会社の値段
税法を鵜呑みにしていたら損をする
最近は、中小企業も売り買いがされるようになってきました。
会社の売買する際は、会社の適正な値段を知らないと大損をすることがあります。
適正値よりも安く売って損をしたり、逆に、高値掴みをしたりしてしまいます。
税法は、株価算定方式を定めていますが、税法の評価の仕方は、必ずしも会社の実力を反映していません。
会社の実力を客観的に評価するのが困難なために、税法は、わかりやすい単純な評価基準を選択しているためです。
税法基準による評価を信じて、会社の売り買いをすると、不当な安値で買いたたかれたり、逆に適正な値段よりも高値で掴まされたりすることが起こります。
会社の値段は、将来、生み出される現金の合計で評価するのが原則です。
現金収支には会計上の恣意的な見積もりが影響しません。
対象会社が稼ぐ現金そのもので評価するのでわかりやすく確実です。
また、過去の財務諸表を分析すれば将来のキャッシュフローはだいたい予測できるので客観的な予測が可能です。
企業活動は、再現性が強いからです。
これらの理由から、会社のM&Aでは、キャッシュフローを予測して会社の値段を決めるやり方が、広く採用されています。
会社の値段は、フリーキャッシュフローで算定する
会社の値段のことを株主価値といいます。
会社の価値は、株主が保有する価値だからです。
株主価値は、つぎのようにして計算します。
事業価値+非事業価値-債権者価値=株主価値
事業価値とは、会社の事業の価値です。
会社の本質的な価値です。
非事業価値とは、遊休地やゴルフ会員権などの事業に関係ない資産です。
これらの価値の合計から債権者への借金を引いたものが、株主価値、すなわち、会社の値段です。

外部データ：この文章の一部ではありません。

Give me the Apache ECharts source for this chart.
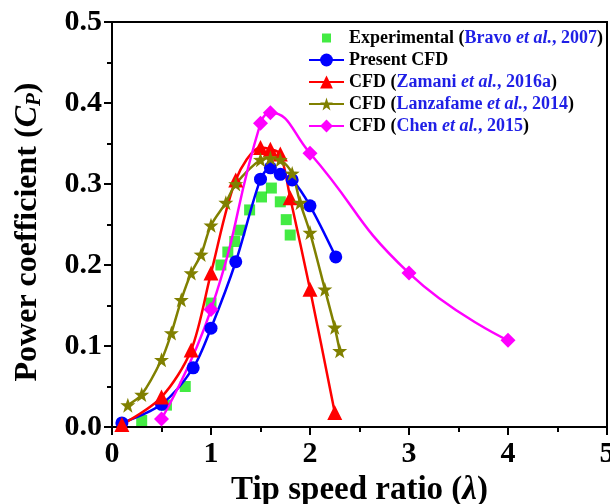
<!DOCTYPE html>
<html><head><meta charset="utf-8">
<script src="https://cdn.jsdelivr.net/npm/echarts@6/dist/echarts.min.js"></script>
<style>html,body{margin:0;padding:0;background:#fff}#c{width:610px;height:504px}</style>
</head><body><div id="c"></div>
<script>
const xTicks = [0, 1, 2, 3, 4, 5];
const yTicks = [0.0, 0.1, 0.2, 0.3, 0.4, 0.5];
const experimental = [[0.3,0.008],[0.55,0.027],[0.74,0.05],[1.0,0.153],[1.1,0.2],[1.17,0.216],[1.24,0.229],[1.29,0.243],[1.39,0.268],[1.51,0.284],[1.61,0.295],[1.7,0.278],[1.76,0.256],[1.8,0.237]];
const presentCFD = [[0.1,0.005],[0.5,0.028],[0.82,0.073],[1.0,0.122],[1.25,0.204],[1.5,0.306],[1.6,0.32],[1.7,0.312],[1.82,0.305],[2.0,0.273],[2.26,0.21]];
const zamani = [[0.1,0.003],[0.5,0.037],[0.8,0.095],[1.0,0.19],[1.25,0.305],[1.5,0.345],[1.6,0.343],[1.7,0.337],[1.8,0.283],[2.0,0.17],[2.25,0.018]];
const lanzafame = [[0.16,0.027],[0.3,0.04],[0.5,0.083],[0.6,0.116],[0.7,0.157],[0.8,0.19],[0.9,0.213],[1.0,0.249],[1.15,0.277],[1.25,0.3],[1.5,0.33],[1.6,0.332],[1.7,0.33],[1.82,0.313],[1.9,0.277],[2.0,0.24],[2.15,0.17],[2.25,0.123],[2.3,0.094]];
const chen = [[0.5,0.01],[1.0,0.145],[1.5,0.375],[1.6,0.388],[2.0,0.338],[3.0,0.19],[4.0,0.107]];

const FONT = 'Liberation Serif';
const legendLabels = {
  exp: 'Experimental ({b|Bravo }{bi|et al.}{b|, 2007})',
  pres: 'Present CFD',
  zam: 'CFD ({b|Zamani }{bi|et al.}{b|, 2016a})',
  lan: 'CFD ({b|Lanzafame }{bi|et al.}{b|, 2014})',
  chen: 'CFD ({b|Chen }{bi|et al.}{b|, 2015})'
};
const BLUE_TXT = '#1f1fe6';
const LFS = 18;
const STAR = 'path://M0,-10L2.35,-3.24L9.51,-3.09L3.8,1.24L5.88,8.09L0,4L-5.88,8.09L-3.8,1.24L-9.51,-3.09L-2.35,-3.24Z';
const SQUARE_ICON = 'path://M0,0L0.001,0Z M13,2.5L22,2.5L22,11.5L13,11.5Z M35,14L35.001,14Z';
function lineSeries(name, data, color, symbol, size, smooth) {
  return {
    name, type: 'line', data, smooth: smooth,
    symbol, symbolSize: size,
    lineStyle: { color, width: 2.5 },
    itemStyle: { color },
    z: 3
  };
}
const chart = echarts.init(document.getElementById('c'), null, { renderer: 'canvas' });
chart.setOption({
  animation: false,
  backgroundColor: '#fff',
  textStyle: { fontFamily: FONT },
  grid: { left: 112, right: 3, top: 22, bottom: 77, outerBoundsMode: 'none', containLabel: false, show: true, borderColor: '#000', borderWidth: 2, backgroundColor: 'transparent' },
  legend: {
    orient: 'vertical', left: 308, top: 29, padding: 0,
    itemWidth: 35, itemHeight: 16, itemGap: 4,
    data: [{ name: 'exp', icon: SQUARE_ICON }, 'pres', 'zam', 'lan', 'chen'],
    formatter: n => legendLabels[n],
    textStyle: {
      fontFamily: FONT, fontWeight: 'bold', fontSize: LFS, color: '#000', lineHeight: 17,
      rich: {
        b: { fontFamily: FONT, fontWeight: 'bold', fontSize: LFS, color: BLUE_TXT, lineHeight: 17 },
        bi: { fontFamily: FONT, fontWeight: 'bold', fontStyle: 'italic', fontSize: LFS, color: BLUE_TXT, lineHeight: 17 }
      }
    }
  },
  graphic: [{
    type: 'text', x: 28, y: 232, rotation: Math.PI / 2, silent: true,
    style: {
      text: 'Power coefficient ({i|C}{sub|P})',
      fontFamily: FONT, fontWeight: 'bold', fontSize: 32, fill: '#000',
      align: 'center', verticalAlign: 'middle',
      rich: {
        i: { fontFamily: FONT, fontWeight: 'bold', fontStyle: 'italic', fontSize: 32, fill: '#000' },
        sub: { fontFamily: FONT, fontWeight: 'bold', fontStyle: 'italic', fontSize: 21, fill: '#000', padding: [13, 0, 0, 0] }
      }
    }
  }],
  xAxis: {
    type: 'value', min: xTicks[0], max: xTicks[xTicks.length-1], interval: 1,
    name: 'Tip speed ratio ({i|λ})', nameLocation: 'middle', nameGap: 42,
    nameTextStyle: { fontFamily: FONT, fontWeight: 'bold', fontSize: 33, color: '#000',
      rich: { i: { fontFamily: FONT, fontWeight: 'bold', fontStyle: 'italic', fontSize: 33, color: '#000' } } },
    axisLine: { show: true, lineStyle: { color: '#000', width: 2 } },
    axisTick: { show: true, length: 8, lineStyle: { color: '#000', width: 2 } },
    minorTick: { show: true, splitNumber: 2, length: 5, lineStyle: { color: '#000', width: 2 } },
    splitLine: { show: false },
    axisLabel: { margin: 12, fontFamily: FONT, fontWeight: 'bold', fontSize: 30, color: '#000' }
  },
  yAxis: {
    type: 'value', min: yTicks[0], max: yTicks[yTicks.length-1], interval: 0.1,
    axisLine: { show: true, lineStyle: { color: '#000', width: 2 } },
    axisTick: { show: true, length: 8, lineStyle: { color: '#000', width: 2 } },
    minorTick: { show: true, splitNumber: 2, length: 5, lineStyle: { color: '#000', width: 2 } },
    splitLine: { show: false },
    axisLabel: { margin: 10, fontFamily: FONT, fontWeight: 'bold', fontSize: 30, color: '#000', formatter: v => v.toFixed(1) }
  },
  series: [
    { name: 'exp', type: 'scatter', data: experimental, symbol: 'rect', symbolSize: 11, itemStyle: { color: '#14e614' }, z: 2 },
    lineSeries('pres', presentCFD, '#0000ff', 'circle', 13, 0.3),
    lineSeries('zam', zamani, '#ff0000', 'triangle', 15, 0.3),
    lineSeries('lan', lanzafame, '#808000', STAR, 15, 0.3),
    lineSeries('chen', chen, '#ff00ff', 'diamond', 15, 0.5)
  ]
});
</script></body></html>
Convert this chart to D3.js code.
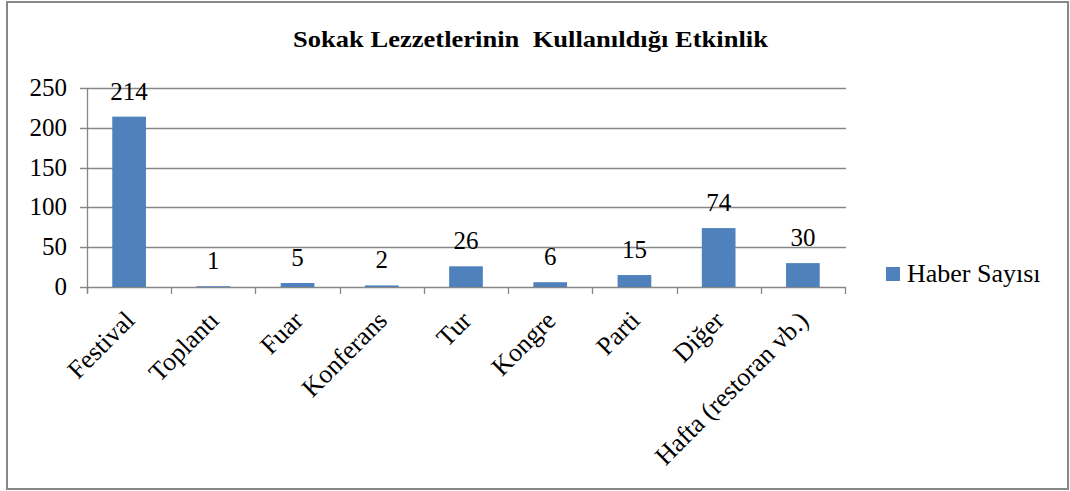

会社の値段、すなわち、株主価値の根幹をなすのは、事業価値です。
事業価値は、フリーキャッシュフローで評価されます。
フリーキャッシュフローとは、投資家に自由に分配できるお金です。
資金収支として計算されます。
具体的な算式で示しましょう。
予測期間の≪当期利益+減価償却-運転資金の減少分-設備投資≫+継続価値
この算式は、会計の当期利益を修正して、フリーキャッシュフローを求めています。
減価償却費を足して設備投資を引いているのは、会計の利益と資金収支がずれているためです。
会計は、設備を買った時点では費用化せずに、減価償却費を通じて数期に配分します。
資金繰りよりも、認識時点が遅いのです。
資金収支とするためには、設備投資を買った時点で全額をマイナスして、数期に配分されてしまっている減価償却費を足しこむ必要があります。
在庫や売掛金の増加で食われる資金も、事業継続に必要な資金なので、投資家には分配不可能な資金です。ですから、マイナスします。
継続価値は、詳細な予測をする事業期間終了時の会社の価値です。
これも、予測期間以後のフリーキャッシュフローをもとに算定します。
投資家の要求する利回りも評価に反映する
将来の予想フリーキャッシュフローを合計して、事業価値を求める際には、割引いて少なめに評価します。
投資家が要求する利回りを考慮する必要があるからです。
例を挙げて説明します。
株主や債権者などの投資家が要求する利回りが、平均して10%であるとしましょう。
この場合は、投資した100円は、1年後には、110円に増えてくれないとペイしません。
100円×110%=110円
2年後には、121.1円です。
100円×110%×110%=121.1円
逆に言えば、1年後に予測される110円、2年後に予測される121.1円は、投資家にとっては、100円の価値しかないのです。
会社の値段を評価する際には、将来の予想フリーキャッシュフローは、現時点では、より小さな価値しかないと判断します。
その際の割引率は、投資家が要求する利回りを使用します。
未公開株式への投資なら、株主は、すくなくとも10%を超える投資利回りはほしいですね。
なぜなら、未公開企業は経営が安定せず、倒産して投資が全く回収できなくなってしまうリスクがあるからです。
会社の値段を知って防衛しよう
フリーキャッシュフローで算定した会社の値段は、税法の規定で算定した会社の値段とはほとんどの場合、まったく異なります。
税法の規定は、税金を算定するために単純な基準を採用してしまっているからです。
税法基準は、会社の客観的な価値を表しているとは言えません。
ところが、M&Aの場面では、税法基準で会社の値段を算定してしまい、それを鵜呑みにしてしまうことがよくあります。
その場合は、売り手か買い手のどちらかが、損をしてしまうことになります。
会社のキャッシュフローを予測して、会社の真の値段を算定し、不当な要求に呑まれてしまうことのないようにしましょう。